I don’t understand what you mean.

What’s private in a public comment in a community tool like iNaturalist?
If comments were supposed to be private, then they would be private.

As for it being a common use case, of course it is not.
We are talking about using the API, which is uncommon by itself.

But in project scenarios where you want to compile observations using the API, doing the hard work of submitting them to your own team of experts might be not uncommon.

There may be many museum staff willing to collaborate in citizen science projects. But I bet the vast majority of them are not going to do it if that implies having to log into whatever, learning a new website interface, installing stuff into their mobile phones, and things like that.

On the other hand, if I email them a weekly worksheet report of already filtered and tabulated observations, they would certainly give me feedback introducing their identifications and mailing them back to me.

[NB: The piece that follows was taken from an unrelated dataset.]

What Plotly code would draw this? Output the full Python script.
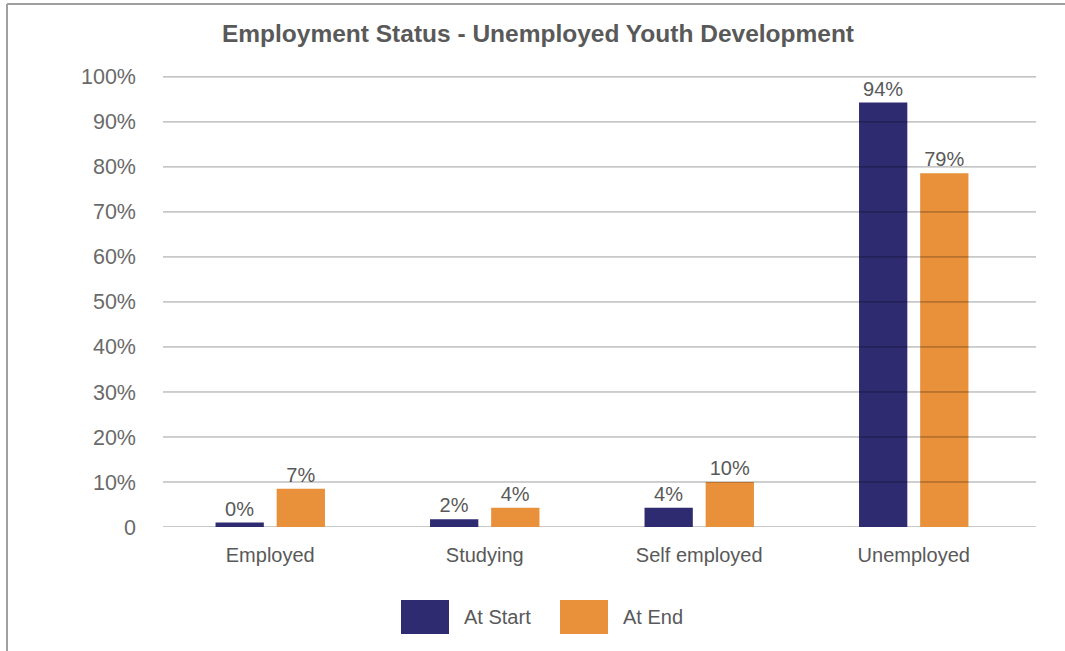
import plotly.graph_objects as go

# ---- data ----
categories = ["Employed", "Studying", "Self employed", "Unemployed"]
series_names = ["At Start", "At End"]
at_start = [1.0, 1.7, 4.3, 94.3]
at_end = [8.5, 4.3, 10.0, 78.6]
at_start_labels = ["0%", "2%", "4%", "94%"]
at_end_labels = ["7%", "4%", "10%", "79%"]
y_tick_values = [0, 10, 20, 30, 40, 50, 60, 70, 80, 90, 100]
y_tick_labels = ["0", "10%", "20%", "30%", "40%", "50%", "60%", "70%", "80%", "90%", "100%"]

# ---- style ----
W, H = 1065, 651
L, R, T, B = 163, 29, 76, 124
NAVY = "#2E2B70"
ORANGE = "#E8903A"
TEXT = "#595959"
FONT = "Liberation Sans, Arial, sans-serif"
colors = [NAVY, ORANGE]

def px_x(px):
    return (px - L) / (W - L - R)

def px_y(py):
    return (H - B - py) / (H - T - B)

fig = go.Figure()
for name, vals, labs, col in zip(series_names, [at_start, at_end],
                                 [at_start_labels, at_end_labels], colors):
    fig.add_trace(go.Bar(
        x=categories, y=vals, name=name, marker=dict(color=col, line=dict(width=0)),
        text=labs, textposition="outside", constraintext="none", cliponaxis=False,
        textfont=dict(size=20, color=TEXT, family=FONT), showlegend=False,
        hoverinfo="x+y",
    ))

shapes = []
# gridlines drawn above the bars, as in the reference
for v in y_tick_values[1:]:
    shapes.append(dict(type="line", xref="paper", yref="y", x0=0, x1=1, y0=v, y1=v,
                       line=dict(color="rgba(0,0,0,0.38)", width=1), layer="above"))
shapes.append(dict(type="line", xref="paper", yref="y", x0=0, x1=1, y0=0, y1=0,
                   line=dict(color="#C8C8C8", width=2), layer="below"))
# outer frame (top and left edges visible)
shapes.append(dict(type="line", xref="paper", yref="paper", x0=px_x(7), x1=px_x(1070),
                   y0=px_y(4), y1=px_y(4), line=dict(color="#A0A0A0", width=2)))
shapes.append(dict(type="line", xref="paper", yref="paper", x0=px_x(7), x1=px_x(7),
                   y0=px_y(4), y1=px_y(660), line=dict(color="#A0A0A0", width=2)))

# custom legend with large swatches
annotations = []
legend_items = [(series_names[0], NAVY, 401), (series_names[1], ORANGE, 560)]
for name, col, x0 in legend_items:
    shapes.append(dict(type="rect", xref="paper", yref="paper",
                       x0=px_x(x0), x1=px_x(x0 + 48), y0=px_y(634), y1=px_y(600),
                       fillcolor=col, line=dict(width=0)))
    annotations.append(dict(xref="paper", yref="paper", x=px_x(x0 + 61), y=px_y(617),
                            text=name, showarrow=False, xanchor="left", yanchor="middle",
                            font=dict(size=20, color=TEXT, family=FONT)))

fig.update_layout(
    width=W, height=H,
    margin=dict(l=L, r=R, t=T, b=B, pad=0),
    paper_bgcolor="white", plot_bgcolor="white",
    title=dict(text="<b>Employment Status - Unemployed Youth Development</b>",
               x=px_x(538), xref="paper", xanchor="center",
               y=1 - 33 / H, yanchor="middle",
               font=dict(size=24.5, color=TEXT, family=FONT)),
    barmode="group", bargap=0.43, bargroupgap=0.21,
    showlegend=False,
    font=dict(family=FONT, color=TEXT),
    shapes=shapes, annotations=annotations,
)
fig.update_xaxes(range=[-0.5, 3.57], showgrid=False, showline=False, zeroline=False,
                 tickfont=dict(size=20, color=TEXT, family=FONT), ticks="",
                 ticklabelstandoff=14)
fig.update_yaxes(range=[0, 100.2], tickvals=y_tick_values, ticktext=y_tick_labels,
                 showgrid=False, zeroline=False, showline=False, ticks="",
                 tickfont=dict(size=21.5, color="#6A6A6A", family=FONT),
                 ticklabelstandoff=26)

fig.write_html("out.html")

In that scenario, my daily work of tagging experts in observations’ comments would be a very productive way to keep things ready to be filtered and tabulated during the weekend.

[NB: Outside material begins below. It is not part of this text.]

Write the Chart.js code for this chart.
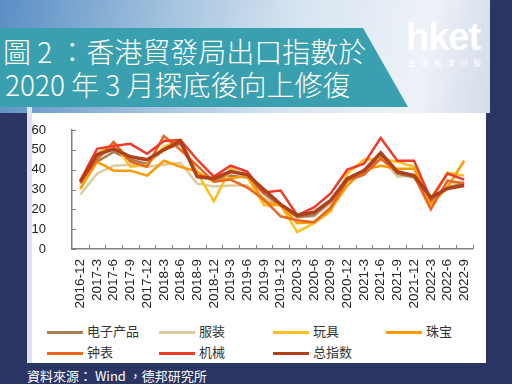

in your museum staff scenario, you could establish an organizational account for the museum, and then use the existing notifications functionality via v1/observations/updates to get mentions of the museum account in identifications and comments. you can distribute that list of results to whomever you choose.

in your example, since many people don’t want to adopt new platforms anyway, you’ll need an organizational account to potentially respond to other users’ comments / identifications anyway.

Or we can use the API and let users keep their own opinions, which may be different between members of the same institution (i.e. one can be submitting family level identifications, others may be reviewing a particular genus … and so on).

A single API-based application can perfectly be used to submit identifications from different accounts, as far as the user trusts the application (i.e., a Python script which processes a spreadsheet previously filled in by the user).

This way, different members of the same institution can submit lots of identifications to iNaturlist without loosing their time logging web/mobile interfaces, searching for observations, comments, mentions or whatever… if there is somebody else (human or robot) collecting them into a spreadsheet.

That’s the point.
IMHO, one of the many advantages of APIs is to permit advanced/personalized usages.